• _WORK REQUIRED_
Quote every line of the data below as it stands, omitting pictures.

• _PROVIDED DATA_
--

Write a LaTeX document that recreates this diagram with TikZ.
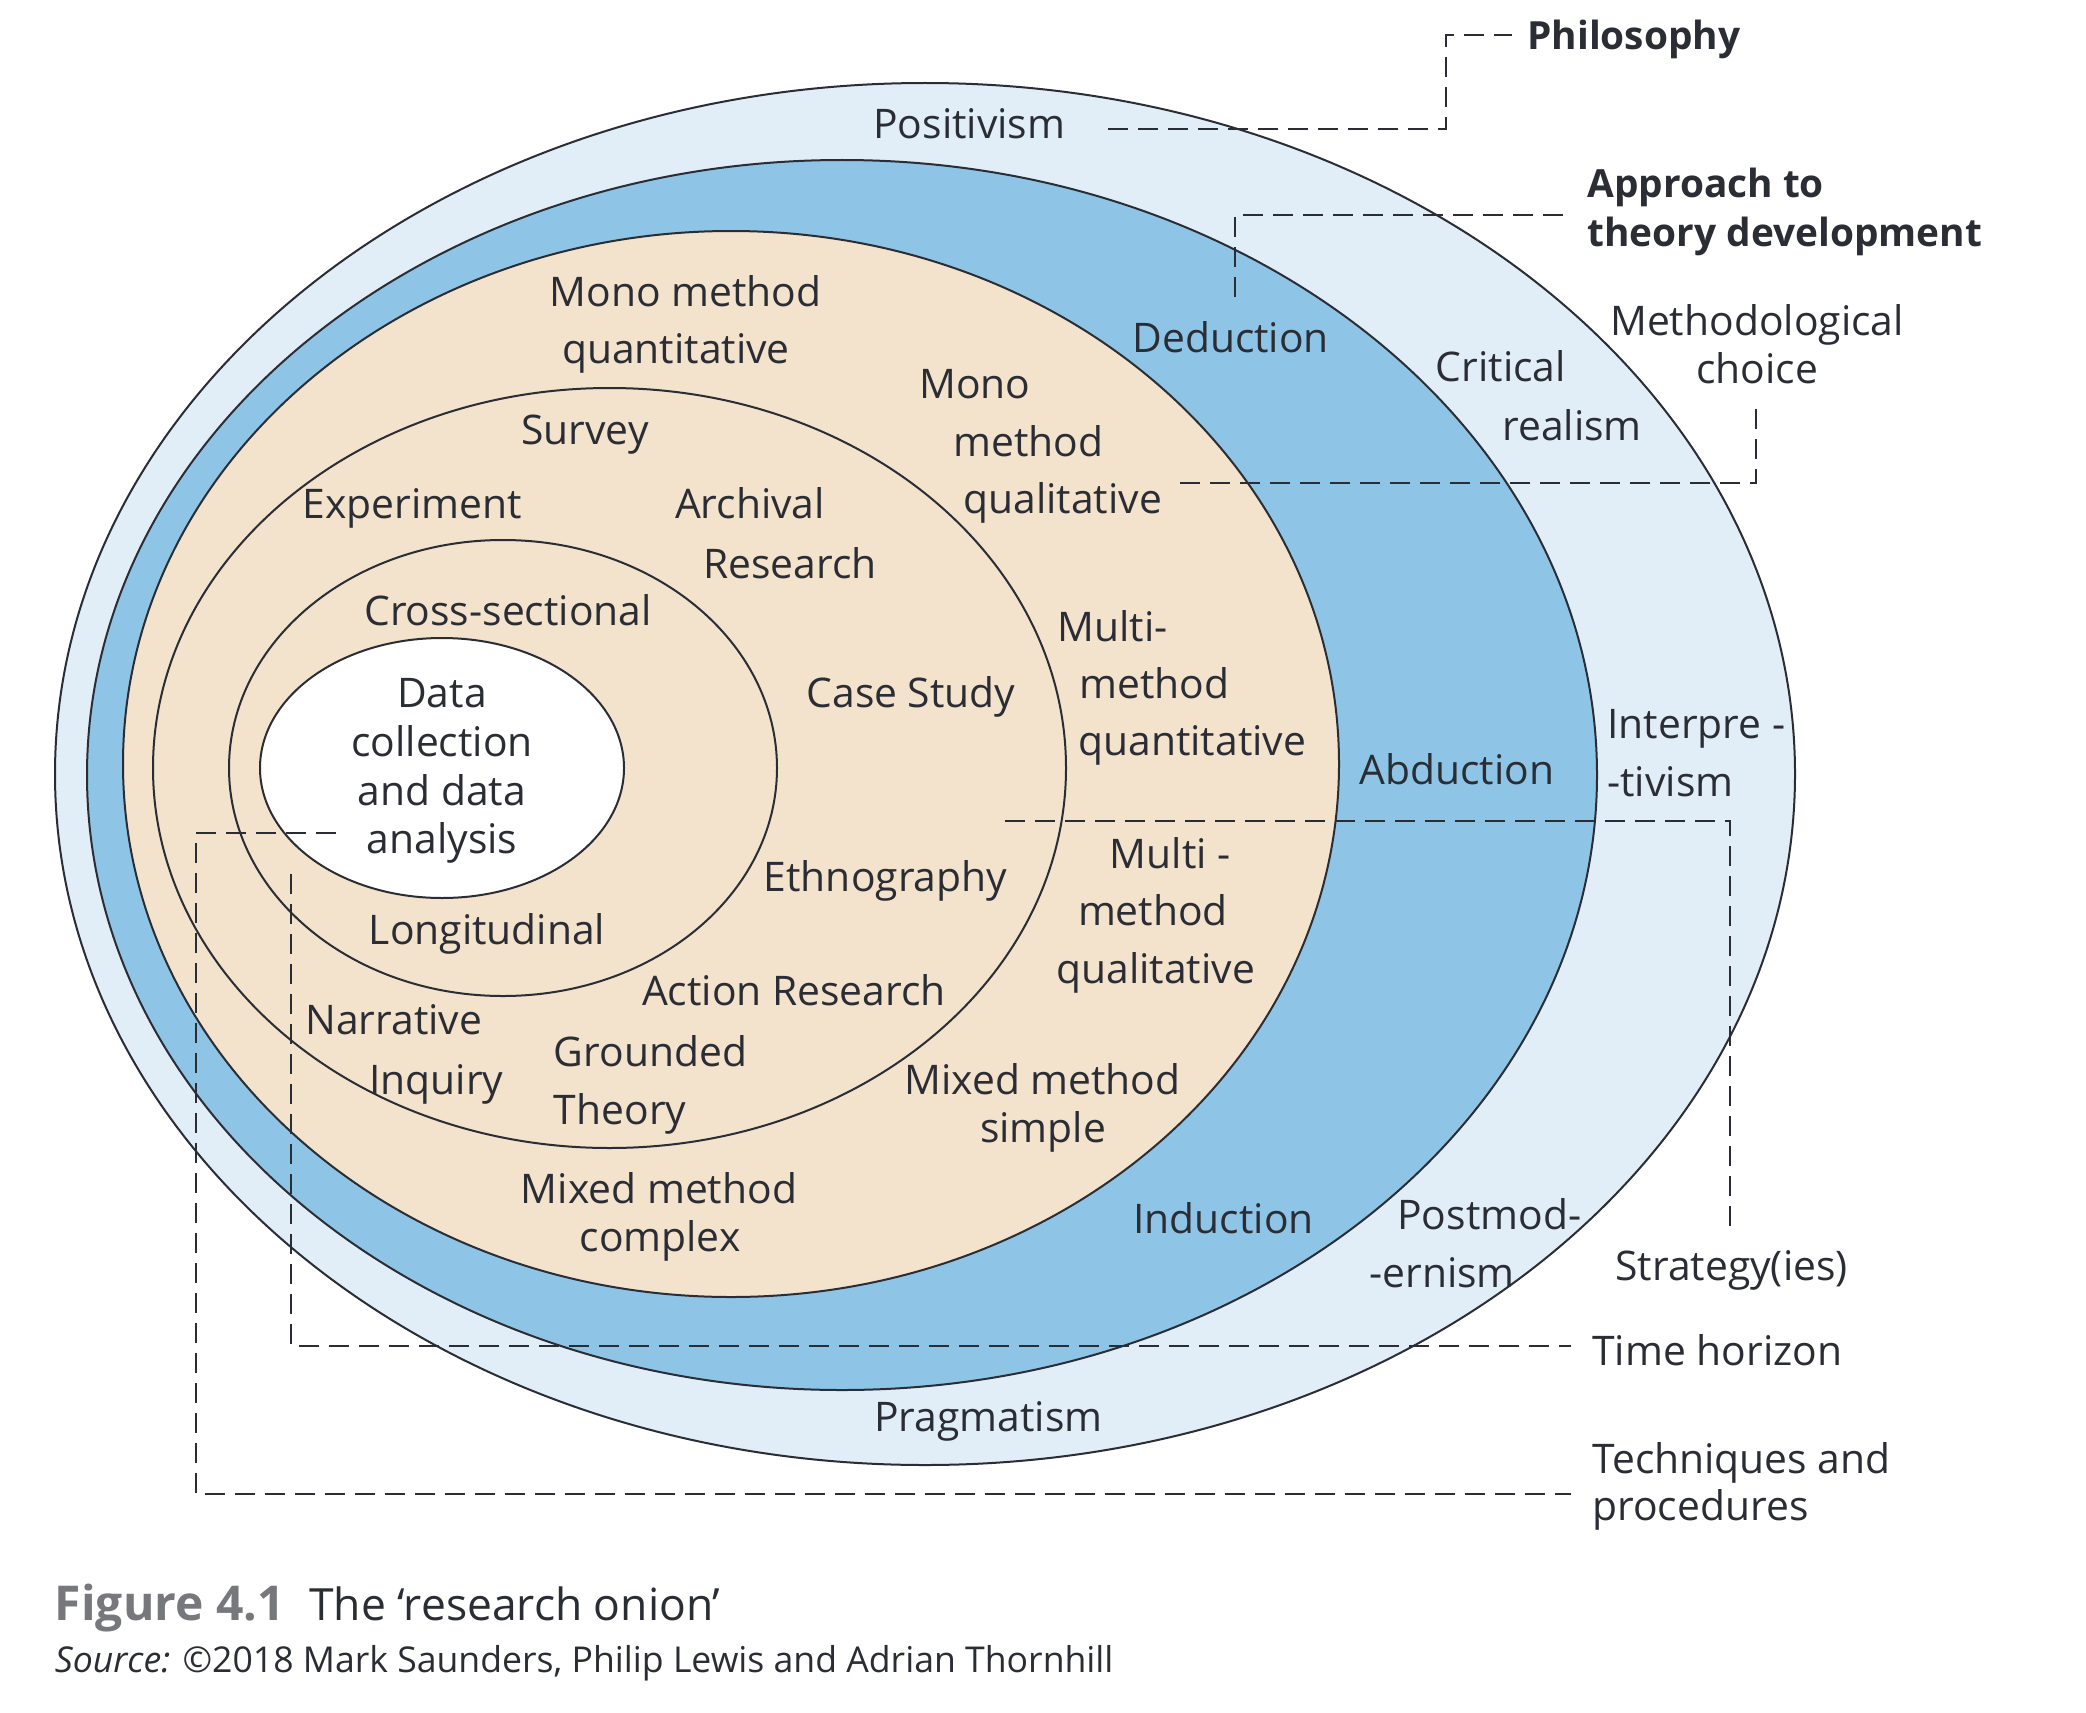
\documentclass[tikz,border=0pt]{standalone}
\usepackage{fontspec}
\setmainfont{Open Sans}
\definecolor{lblue}{HTML}{E1EEF8}
\definecolor{dblue}{HTML}{8EC5E7}
\definecolor{beige}{HTML}{F3E2CC}
\definecolor{ink}{HTML}{2B2D35}
\definecolor{capgray}{HTML}{77787C}
\begin{document}
\begin{tikzpicture}[x=0.5pt,y=-0.5pt,
  ring/.style={draw=ink,line width=1pt},
  leader/.style={draw=ink,line width=1.3pt,dash pattern=on 10pt off 5pt},
  lbl/.style={inner sep=0pt,text=ink,font=\fontsize{20.4}{24}\selectfont},
  lw/.style={lbl,anchor=base west},
  lc/.style={lbl,anchor=base},
  hdr/.style={lw,font=\fontsize{19.4}{24}\selectfont\bfseries}]
\useasboundingbox (0,0) rectangle (2086,1712);
\fill[white] (0,0) rectangle (2086,1712);
% onion layers
\draw[ring,fill=lblue] (925,774) ellipse [x radius=870, y radius=691];
\draw[ring,fill=dblue] (842,775) ellipse [x radius=755, y radius=615];
\draw[ring,fill=beige] (731,764) ellipse [x radius=608, y radius=533];
\draw[ring] (609.5,768) ellipse [x radius=456.5, y radius=380];
\draw[ring] (503,768) ellipse [x radius=274, y radius=228];
\draw[ring,fill=white] (442,768) ellipse [x radius=182, y radius=130];
% leader coordinates
\coordinate (phA) at (1108,129);
\coordinate (phB) at (1512,35);
\coordinate (apA) at (1235,297);
\coordinate (apB) at (1567,215);
\coordinate (mcA) at (1756,409);
\coordinate (mcB) at (1173,483);
\coordinate (stA) at (1005,821);
\coordinate (stB) at (1730,1231);
\coordinate (thA) at (291,874);
\coordinate (thB) at (1571,1346);
\coordinate (tpA) at (336,833);
\coordinate (tpB) at (1571,1494);
\draw[leader] (phA) -| (1446,35) -- (phB);
\draw[leader] (apA) |- (apB);
\draw[leader] (mcA) |- (mcB);
\draw[leader] (stA) -| (stB);
\draw[leader] (thA) |- (thB);
\draw[leader] (tpA) -| (196,1494) -- (tpB);
% layer headings
\node[hdr] (philo) at (1527,50) {Philosophy};
\node[hdr] (appr1) at (1587,198) {Approach to};
\node[hdr] (appr2) at (1587,247) {theory development};
\node[lc] (meth1) at (1757,335) {Methodological};
\node[lc] (meth2) at (1757,383) {choice};
\node[lw] (strat) at (1615,1280) {Strategy(ies)};
\node[lw] (timeh) at (1592,1365) {Time horizon};
\node[lw] (tech1) at (1592,1473) {Techniques and};
\node[lw] (tech2) at (1592,1520) {procedures};
% philosophies
\node[lw] (posit) at (873,138.5) {Positivism};
\node[lw] (crit1) at (1435.5,381) {Critical};
\node[lw] (crit2) at (1502,440) {realism};
\node[lw] (intp1) at (1607,738.5) {Interpre -};
\node[lw] (intp2) at (1607,796) {-tivism};
\node[lw] (post1) at (1397,1229) {Postmod-};
\node[lw] (post2) at (1369,1287) {-ernism};
\node[lw] (pragm) at (874,1431) {Pragmatism};
% approaches
\node[lw] (deduc) at (1132,352) {Deduction};
\node[lc] (abduc) at (1457,784) {Abduction};
\node[lw] (induc) at (1133,1233) {Induction};
% methodological choices
\node[lc] (mmqn1) at (685.5,306) {Mono method};
\node[lc] (mmqn2) at (676,363.6) {quantitative};
\node[lw] (mmql1) at (919,398) {Mono};
\node[lw] (mmql2) at (953,456) {method};
\node[lw] (mmql3) at (963,513) {qualitative};
\node[lw] (muqn1) at (1057,641) {Multi-};
\node[lw] (muqn2) at (1079,698) {method};
\node[lw] (muqn3) at (1078,755) {quantitative};
\node[lw] (muql1) at (1109.5,868) {Multi -};
\node[lw] (muql2) at (1077.6,925) {method};
\node[lw] (muql3) at (1056,983) {qualitative};
\node[lc] (mxs1) at (1042.5,1094) {Mixed method};
\node[lc] (mxs2) at (1043,1142) {simple};
\node[lc] (mxc1) at (659,1203) {Mixed method};
\node[lc] (mxc2) at (660,1251) {complex};
% strategies
\node[lc] (surv) at (585,444) {Survey};
\node[lc] (expe) at (412,518.6) {Experiment};
\node[lc] (arch1) at (750,518.6) {Archival};
\node[lc] (arch2) at (790,578) {Research};
\node[lc] (case) at (911,707) {Case Study};
\node[lc] (ethn) at (885.5,891) {Ethnography};
\node[lc] (actr) at (794,1005) {Action Research};
\node[lw] (narr1) at (305,1034) {Narrative};
\node[lw] (narr2) at (369,1094) {Inquiry};
\node[lw] (grou1) at (553.5,1066) {Grounded};
\node[lw] (grou2) at (553.5,1124) {Theory};
% time horizons
\node[lc] (cross) at (508,625) {Cross-sectional};
\node[lc] (longi) at (487,944) {Longitudinal};
% core
\node[lc] (core1) at (442,707) {Data};
\node[lc] (core2) at (442,756) {collection};
\node[lc] (core3) at (442,805) {and data};
\node[lc] (core4) at (442,853) {analysis};
% caption
\node[anchor=base west,inner sep=0pt,font=\fontsize{24}{28}\selectfont\bfseries,text=capgray] (fig) at (54.5,1620) {Figure 4.1};
\node[anchor=base west,inner sep=0pt,font=\fontsize{22.2}{26}\selectfont,text=ink] (figt) at (309,1620) {The ‘research onion’};
\node[anchor=base west,inner sep=0pt,font=\fontsize{17.8}{20}\selectfont,text=ink] (src) at (54.5,1672) {\textit{Source:} ©2018 Mark Saunders, Philip Lewis and Adrian Thornhill};
\end{tikzpicture}
\end{document}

--

• _RESPONSE_
Write a LaTeX document that recreates this diagram with TikZ.
\documentclass[tikz,border=0pt]{standalone}
\usepackage{fontspec}
\setmainfont{Open Sans}
\definecolor{lblue}{HTML}{E1EEF8}
\definecolor{dblue}{HTML}{8EC5E7}
\definecolor{beige}{HTML}{F3E2CC}
\definecolor{ink}{HTML}{2B2D35}
\definecolor{capgray}{HTML}{77787C}
\begin{document}
\begin{tikzpicture}[x=0.5pt,y=-0.5pt,
  ring/.style={draw=ink,line width=1pt},
  leader/.style={draw=ink,line width=1.3pt,dash pattern=on 10pt off 5pt},
  lbl/.style={inner sep=0pt,text=ink,font=\fontsize{20.4}{24}\selectfont},
  lw/.style={lbl,anchor=base west},
  lc/.style={lbl,anchor=base},
  hdr/.style={lw,font=\fontsize{19.4}{24}\selectfont\bfseries}]
\useasboundingbox (0,0) rectangle (2086,1712);
\fill[white] (0,0) rectangle (2086,1712);
% onion layers
\draw[ring,fill=lblue] (925,774) ellipse [x radius=870, y radius=691];
\draw[ring,fill=dblue] (842,775) ellipse [x radius=755, y radius=615];
\draw[ring,fill=beige] (731,764) ellipse [x radius=608, y radius=533];
\draw[ring] (609.5,768) ellipse [x radius=456.5, y radius=380];
\draw[ring] (503,768) ellipse [x radius=274, y radius=228];
\draw[ring,fill=white] (442,768) ellipse [x radius=182, y radius=130];
% leader coordinates
\coordinate (phA) at (1108,129);
\coordinate (phB) at (1512,35);
\coordinate (apA) at (1235,297);
\coordinate (apB) at (1567,215);
\coordinate (mcA) at (1756,409);
\coordinate (mcB) at (1173,483);
\coordinate (stA) at (1005,821);
\coordinate (stB) at (1730,1231);
\coordinate (thA) at (291,874);
\coordinate (thB) at (1571,1346);
\coordinate (tpA) at (336,833);
\coordinate (tpB) at (1571,1494);
\draw[leader] (phA) -| (1446,35) -- (phB);
\draw[leader] (apA) |- (apB);
\draw[leader] (mcA) |- (mcB);
\draw[leader] (stA) -| (stB);
\draw[leader] (thA) |- (thB);
\draw[leader] (tpA) -| (196,1494) -- (tpB);
% layer headings
\node[hdr] (philo) at (1527,50) {Philosophy};
\node[hdr] (appr1) at (1587,198) {Approach to};
\node[hdr] (appr2) at (1587,247) {theory development};
\node[lc] (meth1) at (1757,335) {Methodological};
\node[lc] (meth2) at (1757,383) {choice};
\node[lw] (strat) at (1615,1280) {Strategy(ies)};
\node[lw] (timeh) at (1592,1365) {Time horizon};
\node[lw] (tech1) at (1592,1473) {Techniques and};
\node[lw] (tech2) at (1592,1520) {procedures};
% philosophies
\node[lw] (posit) at (873,138.5) {Positivism};
\node[lw] (crit1) at (1435.5,381) {Critical};
\node[lw] (crit2) at (1502,440) {realism};
\node[lw] (intp1) at (1607,738.5) {Interpre -};
\node[lw] (intp2) at (1607,796) {-tivism};
\node[lw] (post1) at (1397,1229) {Postmod-};
\node[lw] (post2) at (1369,1287) {-ernism};
\node[lw] (pragm) at (874,1431) {Pragmatism};
% approaches
\node[lw] (deduc) at (1132,352) {Deduction};
\node[lc] (abduc) at (1457,784) {Abduction};
\node[lw] (induc) at (1133,1233) {Induction};
% methodological choices
\node[lc] (mmqn1) at (685.5,306) {Mono method};
\node[lc] (mmqn2) at (676,363.6) {quantitative};
\node[lw] (mmql1) at (919,398) {Mono};
\node[lw] (mmql2) at (953,456) {method};
\node[lw] (mmql3) at (963,513) {qualitative};
\node[lw] (muqn1) at (1057,641) {Multi-};
\node[lw] (muqn2) at (1079,698) {method};
\node[lw] (muqn3) at (1078,755) {quantitative};
\node[lw] (muql1) at (1109.5,868) {Multi -};
\node[lw] (muql2) at (1077.6,925) {method};
\node[lw] (muql3) at (1056,983) {qualitative};
\node[lc] (mxs1) at (1042.5,1094) {Mixed method};
\node[lc] (mxs2) at (1043,1142) {simple};
\node[lc] (mxc1) at (659,1203) {Mixed method};
\node[lc] (mxc2) at (660,1251) {complex};
% strategies
\node[lc] (surv) at (585,444) {Survey};
\node[lc] (expe) at (412,518.6) {Experiment};
\node[lc] (arch1) at (750,518.6) {Archival};
\node[lc] (arch2) at (790,578) {Research};
\node[lc] (case) at (911,707) {Case Study};
\node[lc] (ethn) at (885.5,891) {Ethnography};
\node[lc] (actr) at (794,1005) {Action Research};
\node[lw] (narr1) at (305,1034) {Narrative};
\node[lw] (narr2) at (369,1094) {Inquiry};
\node[lw] (grou1) at (553.5,1066) {Grounded};
\node[lw] (grou2) at (553.5,1124) {Theory};
% time horizons
\node[lc] (cross) at (508,625) {Cross-sectional};
\node[lc] (longi) at (487,944) {Longitudinal};
% core
\node[lc] (core1) at (442,707) {Data};
\node[lc] (core2) at (442,756) {collection};
\node[lc] (core3) at (442,805) {and data};
\node[lc] (core4) at (442,853) {analysis};
% caption
\node[anchor=base west,inner sep=0pt,font=\fontsize{24}{28}\selectfont\bfseries,text=capgray] (fig) at (54.5,1620) {Figure 4.1};
\node[anchor=base west,inner sep=0pt,font=\fontsize{22.2}{26}\selectfont,text=ink] (figt) at (309,1620) {The ‘research onion’};
\node[anchor=base west,inner sep=0pt,font=\fontsize{17.8}{20}\selectfont,text=ink] (src) at (54.5,1672) {\textit{Source:} ©2018 Mark Saunders, Philip Lewis and Adrian Thornhill};
\end{tikzpicture}
\end{document}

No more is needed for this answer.